▸ **Problem to work on**
Print only the lines from the top of the data through the line with "ax = fig.add_axes([160", both included, skipping every picture.

▸ **Provided material**
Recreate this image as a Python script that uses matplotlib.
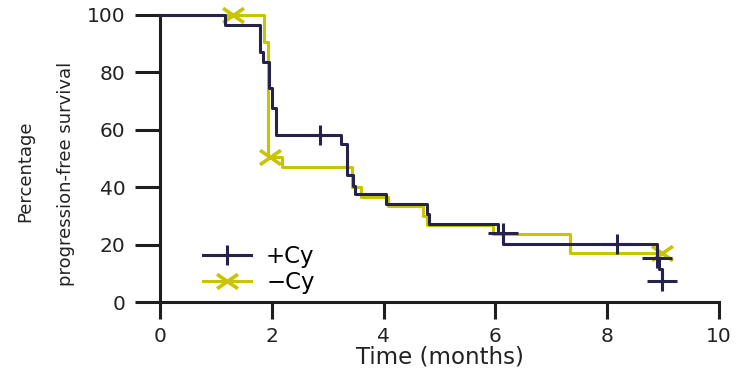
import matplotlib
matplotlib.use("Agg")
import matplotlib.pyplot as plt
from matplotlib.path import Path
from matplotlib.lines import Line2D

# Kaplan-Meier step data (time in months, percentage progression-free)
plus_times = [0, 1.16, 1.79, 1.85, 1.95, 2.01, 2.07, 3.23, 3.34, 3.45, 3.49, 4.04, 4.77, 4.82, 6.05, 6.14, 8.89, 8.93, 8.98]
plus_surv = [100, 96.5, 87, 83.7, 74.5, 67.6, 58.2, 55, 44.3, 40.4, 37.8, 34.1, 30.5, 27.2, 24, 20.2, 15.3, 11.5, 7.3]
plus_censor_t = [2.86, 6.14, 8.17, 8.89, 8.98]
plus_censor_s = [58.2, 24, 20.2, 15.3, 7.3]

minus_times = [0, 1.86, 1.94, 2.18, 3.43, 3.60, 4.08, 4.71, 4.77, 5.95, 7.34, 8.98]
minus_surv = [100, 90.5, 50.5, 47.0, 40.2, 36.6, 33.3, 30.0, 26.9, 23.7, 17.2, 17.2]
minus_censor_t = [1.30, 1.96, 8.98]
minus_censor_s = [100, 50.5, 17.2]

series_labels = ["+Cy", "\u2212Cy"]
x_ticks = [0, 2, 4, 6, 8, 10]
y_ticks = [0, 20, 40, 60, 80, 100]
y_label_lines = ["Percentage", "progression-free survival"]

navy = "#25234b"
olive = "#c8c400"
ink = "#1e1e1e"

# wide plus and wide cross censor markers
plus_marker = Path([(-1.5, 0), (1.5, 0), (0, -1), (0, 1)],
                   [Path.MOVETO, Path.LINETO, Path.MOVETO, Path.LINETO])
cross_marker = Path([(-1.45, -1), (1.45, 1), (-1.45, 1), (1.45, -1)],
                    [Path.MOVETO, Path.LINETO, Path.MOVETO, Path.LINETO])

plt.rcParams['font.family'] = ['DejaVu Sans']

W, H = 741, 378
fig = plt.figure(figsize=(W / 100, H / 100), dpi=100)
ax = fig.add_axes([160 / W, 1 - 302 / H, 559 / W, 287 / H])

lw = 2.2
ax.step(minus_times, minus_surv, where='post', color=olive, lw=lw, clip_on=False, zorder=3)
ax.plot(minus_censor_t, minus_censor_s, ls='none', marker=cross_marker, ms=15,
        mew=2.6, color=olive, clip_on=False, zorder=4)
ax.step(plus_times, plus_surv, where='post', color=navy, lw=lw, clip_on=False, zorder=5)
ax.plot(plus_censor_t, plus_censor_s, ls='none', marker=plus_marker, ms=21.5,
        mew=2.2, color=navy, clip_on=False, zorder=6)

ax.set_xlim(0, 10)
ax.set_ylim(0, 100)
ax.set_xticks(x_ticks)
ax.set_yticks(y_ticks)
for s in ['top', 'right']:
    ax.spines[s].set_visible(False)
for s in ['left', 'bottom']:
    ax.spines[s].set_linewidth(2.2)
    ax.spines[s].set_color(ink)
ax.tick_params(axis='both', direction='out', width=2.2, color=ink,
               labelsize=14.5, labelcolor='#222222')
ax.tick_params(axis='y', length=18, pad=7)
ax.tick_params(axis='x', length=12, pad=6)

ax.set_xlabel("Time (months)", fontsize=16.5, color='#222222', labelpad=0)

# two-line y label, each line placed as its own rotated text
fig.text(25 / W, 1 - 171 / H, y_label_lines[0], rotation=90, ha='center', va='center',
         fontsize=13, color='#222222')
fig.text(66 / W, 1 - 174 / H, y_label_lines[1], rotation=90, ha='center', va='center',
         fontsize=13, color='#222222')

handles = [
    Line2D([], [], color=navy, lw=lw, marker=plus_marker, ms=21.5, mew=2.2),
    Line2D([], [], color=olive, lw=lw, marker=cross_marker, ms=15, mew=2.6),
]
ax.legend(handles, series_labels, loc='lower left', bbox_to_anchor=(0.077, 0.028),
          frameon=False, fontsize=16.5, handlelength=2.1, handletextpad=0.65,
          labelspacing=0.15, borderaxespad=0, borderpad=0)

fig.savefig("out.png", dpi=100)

▸ **Written response**
Recreate this image as a Python script that uses matplotlib.
import matplotlib
matplotlib.use("Agg")
import matplotlib.pyplot as plt
from matplotlib.path import Path
from matplotlib.lines import Line2D

# Kaplan-Meier step data (time in months, percentage progression-free)
plus_times = [0, 1.16, 1.79, 1.85, 1.95, 2.01, 2.07, 3.23, 3.34, 3.45, 3.49, 4.04, 4.77, 4.82, 6.05, 6.14, 8.89, 8.93, 8.98]
plus_surv = [100, 96.5, 87, 83.7, 74.5, 67.6, 58.2, 55, 44.3, 40.4, 37.8, 34.1, 30.5, 27.2, 24, 20.2, 15.3, 11.5, 7.3]
plus_censor_t = [2.86, 6.14, 8.17, 8.89, 8.98]
plus_censor_s = [58.2, 24, 20.2, 15.3, 7.3]

minus_times = [0, 1.86, 1.94, 2.18, 3.43, 3.60, 4.08, 4.71, 4.77, 5.95, 7.34, 8.98]
minus_surv = [100, 90.5, 50.5, 47.0, 40.2, 36.6, 33.3, 30.0, 26.9, 23.7, 17.2, 17.2]
minus_censor_t = [1.30, 1.96, 8.98]
minus_censor_s = [100, 50.5, 17.2]

series_labels = ["+Cy", "\u2212Cy"]
x_ticks = [0, 2, 4, 6, 8, 10]
y_ticks = [0, 20, 40, 60, 80, 100]
y_label_lines = ["Percentage", "progression-free survival"]

navy = "#25234b"
olive = "#c8c400"
ink = "#1e1e1e"

# wide plus and wide cross censor markers
plus_marker = Path([(-1.5, 0), (1.5, 0), (0, -1), (0, 1)],
                   [Path.MOVETO, Path.LINETO, Path.MOVETO, Path.LINETO])
cross_marker = Path([(-1.45, -1), (1.45, 1), (-1.45, 1), (1.45, -1)],
                    [Path.MOVETO, Path.LINETO, Path.MOVETO, Path.LINETO])

plt.rcParams['font.family'] = ['DejaVu Sans']

W, H = 741, 378
fig = plt.figure(figsize=(W / 100, H / 100), dpi=100)
ax = fig.add_axes([160 / W, 1 - 302 / H, 559 / W, 287 / H])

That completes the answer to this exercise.